LSD算法中用的单个字符的算法，其移动操作最后一步是顺序遍历，不会改变相同字符的相对顺序，是稳定的，所以基于此，LSD排序算法的正确性是容易证明的。

对于基于R个字符的字母表的N个长度位W的字符串，LSD算法访问~7WN+3WR次数组，使用额外空间与N+R成正比。

2.2. 高位优先的字符串排序算法

高位优先字符串排序算法的原理在之前的LSD的基础上很好理解。他从最高位开始，对其进行单个字符排序，针对每种字符，将其对应字符串组作为子数组，递归的进行上述操作。特殊之处在于，我们将对于字符串数量过小时，进行插入排序，不再递归进行原有操作。另外为了方便记录当前字符访问位数，我们设立了一个访问字符的函数，返回字符对应数字，末尾返回-1，再全部加一，最后实现0代表末尾，1代表对应字母表第一个字符，类推。插入排序的引入是为了高效率解决大量小数组的排序。
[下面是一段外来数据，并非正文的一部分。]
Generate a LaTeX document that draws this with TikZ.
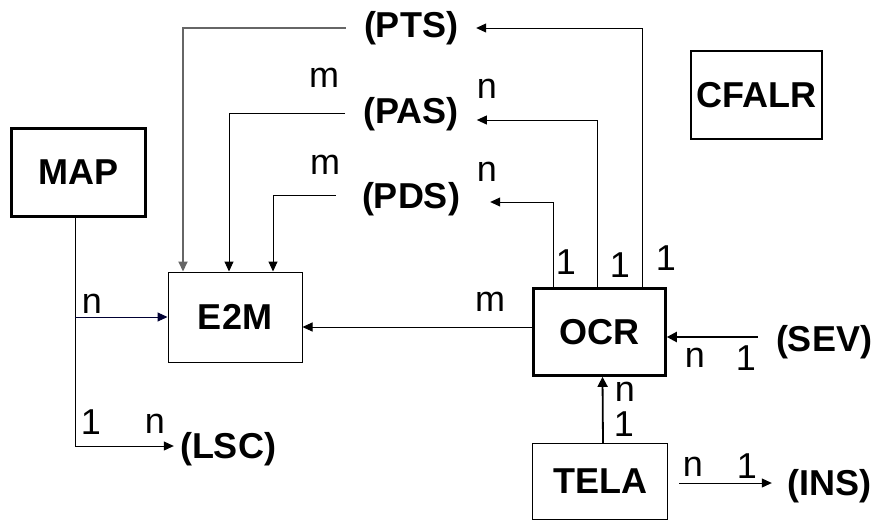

代码如下：

vector<string> string_algorithms::_MSD(vector<string> strs)
{
	MSD MSD1;
	MSD1.sort(strs);
	return strs;
}

int MSD::charAt(string s, int d)
{
	if (d < s.length())
		return s[d];
	else
		return -1;
}

void MSD::sort(vector<string>& a)
{
	int n = a.size();
	if (n < 0)
		throw "out of rage";
	aux.resize(n);
	sort(a, 0, n - 1, 0);
}

void MSD::sort(vector<string>& a, int lo, int hi, int d)
{
	if (hi <= lo + M)
	{
		insert_sort(a, lo, hi, d);
		return;
	}

	int* count = new int[R + 2]();
	for (int i = lo; i <= hi; i++)
	{
		count[charAt(a[i], d) + 2]++;
	}

	for (int r = 0; r < R + 1; r++)
		count[r + 1] += count[r];
	for (int i = lo; i <= hi; i++)
	{
		aux[count[charAt(a[i], d) + 1]++] = a[i];
	}

	for (int i = lo; i <= hi; i++)
		a[i] = aux[i - lo];
	for (int r = 0; r < R; r++)
		sort(a, lo + count[r], lo + count[r + 1] - 1, d + 1);
	delete[]count;
}

void MSD::insert_sort(vector<string>& a, int lo, int hi, int d)
{
	for (int i = lo; i <= hi; i++)
	{
		for (int j = i; j > lo && less(a[j], a[j - 1], d); j--)
		{
			swap(a[j], a[j - 1]);
		}
	}
}

bool MSD::less(string v, string w, int d)
{
	bool a = (v.substr(d) < w.substr(d));
	return (v.substr(d) < w.substr(d));
}

对基于大小为R的字母表的N个字符串排序，MSD平均需要检查$N\log_R{N}$。

2.3. 三向字符串快速排序

思想和快速排序类似，和之前的两个算法相比，不用辅助数组，而且不需要计算频率，是一种在传统算法基础上的迁移。

void string_algorithms::Quick3(vector<string>& str)
{
	Quick3string q;
	q.sort(str);
}

int Quick3string::charAt(string s, int d)
{
	if (d < s.length())
		return s[d];
	else
		return -1;
}

void Quick3string::sort(vector<string>& a)
{
	sort(a, 0, a.size() - 1, 0);
}

void Quick3string::sort(vector<string>& a, int lo, int hi, int d)
{
	if (lo >= hi)
		return;
	int v = charAt(a[lo], d);	//切分
	int lt = lo;
	int gt = hi;
	int i = lo + 1;

	// a[lo...lt-1] < v = a[lt...gt] < a[gt+1...hi]

	while (i <= gt)
	{
		int t = charAt(a[i], d);
		if (t < v)
			swap(a[i++], a[lt++]);
		else if (t > v)
			swap(a[i], a[gt--]);
		else
			i++;
	}

	cout << "This turn lo = " << lo << ", hi = " << hi << ", d = " << d  << ", v = " << (char)v << endl;
	for (string& str : a)
	{
		cout << str << endl;
	}
	cout << "Next sort turn" << endl;

	sort(a, lo, lt - 1, d);
	if (v >= 0)
		sort(a, lt, gt, d + 1);
	sort(a, gt + 1, hi, d);
}

对于N个随机字符串的数组排序，三向字符串快速排序平均需要比较字符~$2N\ln{N}$次。